[Tdwg-tag] Scalability

Wed Apr 12 14:41:58 CEST 2006

The HP report mentions scalability as a deficiency of RDF. The latest on 
the subject that  I can find  on the issue is the report of the 2003 
SWAD meeting 
http://www.w3.org/2001/sw/Europe/reports/dev_workshop_report_4/ which 
puts the then state of the art at 40M triples, with typical stores 
supporting around 10M. This leads me to some questions:

1. There must be substantial improvement in the intervening 2.5 years. 
Can someone point me at what is currently the situation about large 
triple stores?

2. Are there known indexing techniques that would not require a store 
that holds all the triples germaine to a project?

3. What are the estimates of the number of triples that would be needed 
to deal with the domains of interest to TDWG and how should one try to 
make such? For example, if the current GBIF specimen record service were 
implemented on a triple store, what would be its size and how does one 
estimate this? For descriptive data, one might reasonably expect an 
average of 100 property values per taxon (i.e. the state of 100 
characters), so does this mean 180M triples would be an adequate 
(required?) store for descriptions of 1.8M taxa?
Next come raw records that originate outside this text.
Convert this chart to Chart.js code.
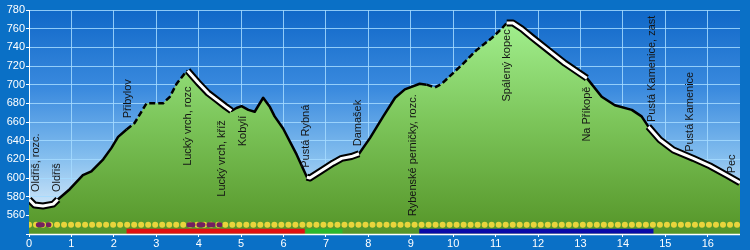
<!DOCTYPE html>
<html>
<head>
<meta charset="utf-8">
<script src="https://cdn.jsdelivr.net/npm/chart.js@4"></script>
<style>
  html, body { margin: 0; padding: 0; background: #0a70c6; }
  canvas { display: block; }
</style>
</head>
<body>
<canvas id="profile" width="750" height="250"></canvas>
<script>
// elevation profile (km, m)
const distances = [0.00, 0.13, 0.33, 0.57, 0.68, 0.96, 1.27, 1.47, 1.75, 1.94, 2.10, 2.30, 2.49, 2.77, 3.16, 3.32, 3.48, 3.67, 3.74, 3.99, 4.22, 4.42, 4.62, 4.77, 4.89, 5.01, 5.17, 5.32, 5.52, 5.68, 5.79, 5.99, 6.31, 6.55, 6.62, 6.86, 7.17, 7.37, 7.60, 7.78, 8.04, 8.35, 8.63, 8.86, 9.21, 9.37, 9.57, 9.73, 10.20, 10.55, 10.91, 11.14, 11.26, 11.41, 11.61, 11.85, 12.24, 12.63, 13.15, 13.50, 13.81, 14.21, 14.44, 14.60, 14.87, 15.19, 15.66, 16.05, 16.45, 16.76];
const elevations = [577, 571, 570, 572, 577, 588, 603, 607, 620, 632, 644, 652, 659, 680, 680, 687, 701, 712, 715, 702, 691, 684, 677, 672, 675, 677, 673, 671, 686, 676, 666, 653, 625, 601, 600, 607, 616, 621, 623, 626, 643, 666, 686, 695, 701, 700, 697, 701, 721, 737, 750, 760, 766, 766, 760, 751, 737, 723, 707, 687, 678, 673, 666, 655, 641, 630, 621, 613, 603, 595];

// track kinds along the route
const whiteStretches = [[0, 0.68], [3.74, 4.8], [6.55, 7.78], [11.26, 13.15], [14.55, 16.76]];
const dashedStretches = [[2.3, 3.74], [9.45, 11.26]];

// waypoints
const stopNames = ["Oldřiš, rozc.", "Oldřiš", "Přibylov", "Lucký vrch, rozc", "Lucký vrch, kříž", "Kobylí", "Pustá Rybná", "Damašek", "Rybenské perničky, rozc.", "Spálený kopec", "Na Příkopě", "Pustá Kamenice, zast", "Pustá Kamenice", "Pec"];
const stopKm = [0.17, 0.65, 2.34, 3.75, 4.54, 5.05, 6.54, 7.76, 9.05, 11.26, 13.15, 14.68, 15.58, 16.56];
const stopLabelBase = [585, 585, 664, 613, 580, 634, 611, 634, 559, 682, 639, 660, 628, 605];

// marker rows under the profile
const trackEnd = 16.76;
const purpleStretches = [[0.22, 0.47], [3.77, 4.5]];
const barStretches = [[2.3, 6.5], [6.52, 7.39], [9.2, 14.72]];
const barColors = ["#e01010", "#2cb82c", "#0a0aa8"];

const clear = "rgba(0,0,0,0)";
const points = distances.map((d, i) => ({ x: d, y: elevations[i] }));

const inStretch = (stretches, ctx) => {
  const mid = (ctx.p0.parsed.x + ctx.p1.parsed.x) / 2;
  return stretches.some((s) => mid > s[0] && mid < s[1]);
};

const greenFill = (ctx) => {
  const area = ctx.chart.chartArea;
  if (!area) return "#7cc85c";
  const g = ctx.chart.ctx.createLinearGradient(0, area.top, 0, area.bottom);
  g.addColorStop(0, "#a6f494");
  g.addColorStop(0.5, "#7cc55a");
  g.addColorStop(1, "#559528");
  return g;
};

const frame = {
  id: "frame",
  beforeDraw(chart) {
    const { ctx, chartArea: a } = chart;
    ctx.save();
    ctx.fillStyle = "#0a70c6";
    ctx.fillRect(0, 0, chart.width, chart.height);
    const g = ctx.createLinearGradient(0, a.top, 0, a.bottom);
    g.addColorStop(0, "#1068c8");
    g.addColorStop(0.35, "#3a8ade");
    g.addColorStop(0.65, "#82bdee");
    g.addColorStop(0.88, "#cde5f8");
    g.addColorStop(1, "#dcefff");
    ctx.fillStyle = g;
    ctx.fillRect(a.left, a.top, a.right - a.left, a.bottom - a.top);
    ctx.restore();
  },
  afterDatasetsDraw(chart) {
    const { ctx, chartArea: a, scales: { x, y } } = chart;
    ctx.save();
    ctx.strokeStyle = "#ffffff";
    ctx.lineWidth = 1.5;
    ctx.beginPath();
    ctx.moveTo(a.left, a.bottom + 0.5);
    ctx.lineTo(a.right, a.bottom + 0.5);
    ctx.stroke();

    ctx.font = '11px "Liberation Sans", Arial, sans-serif';
    ctx.fillStyle = "#141414";
    ctx.textAlign = "left";
    ctx.textBaseline = "middle";
    stopNames.forEach((name, i) => {
      ctx.save();
      ctx.translate(x.getPixelForValue(stopKm[i]), y.getPixelForValue(stopLabelBase[i]));
      ctx.rotate(-Math.PI / 2);
      ctx.fillText(name, 0, 0);
      ctx.restore();
    });
    ctx.restore();
  }
};

const datasets = [
  {
    data: points, order: 1, borderWidth: 3, borderColor: clear, pointRadius: 0, fill: false,
    borderJoinStyle: "round",
    segment: { borderColor: (ctx) => (inStretch(whiteStretches, ctx) ? "#ffffff" : clear) }
  },
  {
    data: points, order: 2, borderWidth: 7, borderColor: clear, pointRadius: 0, fill: false,
    borderJoinStyle: "round",
    segment: { borderColor: (ctx) => (inStretch(whiteStretches, ctx) ? "#000000" : clear) }
  },
  {
    data: points, order: 3, borderWidth: 2.5, borderColor: "#000000", pointRadius: 0, fill: false,
    borderJoinStyle: "round",
    segment: { borderDash: (ctx) => (inStretch(dashedStretches, ctx) ? [6, 3] : undefined) }
  }
];

barStretches.forEach((s, i) => {
  datasets.push({
    data: [{ x: s[0], y: 543 }, { x: s[1], y: 543 }],
    order: 4, borderColor: barColors[i], borderWidth: 5, pointRadius: 0, fill: false
  });
});

purpleStretches.forEach((s) => {
  datasets.push({
    data: [{ x: s[0], y: 550 }, { x: s[1], y: 550 }],
    order: 4, borderColor: "#74205f", borderWidth: 5, borderDash: [4, 6],
    borderCapStyle: "round", pointRadius: 0, fill: false
  });
});

datasets.push({
  data: [{ x: 0, y: 550 }, { x: trackEnd, y: 550 }],
  order: 5, borderColor: "#e8d43c", borderWidth: 6, borderDash: [0.01, 7],
  borderCapStyle: "round", pointRadius: 0, fill: false
});

// green area under the profile, no segment styling so it fills in one piece
datasets.push({
  data: points, order: 6, borderWidth: 0, borderColor: clear, pointRadius: 0,
  fill: "start", backgroundColor: greenFill
});

new Chart(document.getElementById("profile"), {
  type: "line",
  data: { datasets: datasets },
  options: {
    responsive: false,
    animation: false,
    layout: { padding: { top: 10, right: 10, left: 0, bottom: 0 } },
    plugins: { legend: { display: false }, tooltip: { enabled: false } },
    scales: {
      x: {
        type: "linear", min: 0, max: trackEnd,
        afterFit: (scale) => { scale.height = 16; },
        border: { display: false },
        grid: { color: "rgba(165,218,255,0.85)", tickColor: "#ffffff", tickLength: 3 },
        ticks: {
          stepSize: 1, includeBounds: false, padding: 0, maxRotation: 0,
          color: "#ffffff", font: { family: '"Liberation Sans", Arial, sans-serif', size: 11 }
        }
      },
      y: {
        min: 540, max: 780,
        afterFit: (scale) => { scale.width = 29; },
        border: { display: true, color: "#ffffff" },
        grid: { color: "rgba(165,218,255,0.85)", tickColor: "#ffffff", tickLength: 3 },
        ticks: {
          stepSize: 20, padding: 1,
          color: "#ffffff", font: { family: '"Liberation Sans", Arial, sans-serif', size: 11 },
          callback: (v) => (v === 540 ? "" : v)
        }
      }
    }
  },
  plugins: [frame]
});
</script>
</body>
</html>
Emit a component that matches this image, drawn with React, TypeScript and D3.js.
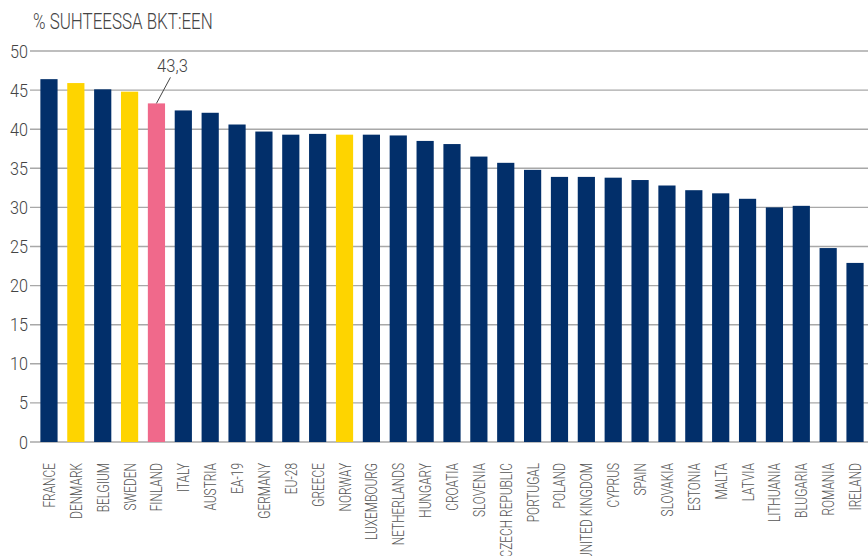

If scalability is rational, then for SDD there is an irony that the 
advantages cited in the HP paper are a good match to the problems of 
descriptive data, while at the same time the disadvantages are 
debilitating. Those in Section 7.2 (OWL Expressitivity limitations) are 
mostly quite important to some of the current things SDD expresses, but 
the workarounds suggested might not be onerous. The inability to 
describe continuous properties may be more problematic, but discretizing 
continuous properties---which is frequently done anyway---might be 
accepted by descriptive data users if the benefits were high. The 
inability to compare the size of butterfly wings to the size of raptor 
wings might bring limitations that would not interfere with 95% of the 
uses of descriptive data. What's unclear to me at the moment is whether 
working around the cross-slot constraint on OWL entails a lot of 
reification in order to talk about collections of properties, which is 
quite fundamental to descriptions of taxa, and if so, does this push an 
OWL DL ontology into OWL Full or worse, possibly removing the principal 
benefit---reasoning---from the matter.

Bob

Roger Hyam wrote:
> Bob (inspired by Damian) asked me to post this for him as he is away 
> from his email account just now .
> 
> http://www.hpl.hp.com/techreports/2005/HPL-2005-189.pdf
> is touted on some blogs as extremely balanced.
> 
> Looks good to me to - though not gone through it in detail yet.
> 
> Roger
> 
> 

-- 
Robert A. Morris
Professor of Computer Science
UMASS-Boston
http://www.cs.umb.edu/~ram
phone (+1)617 287 6466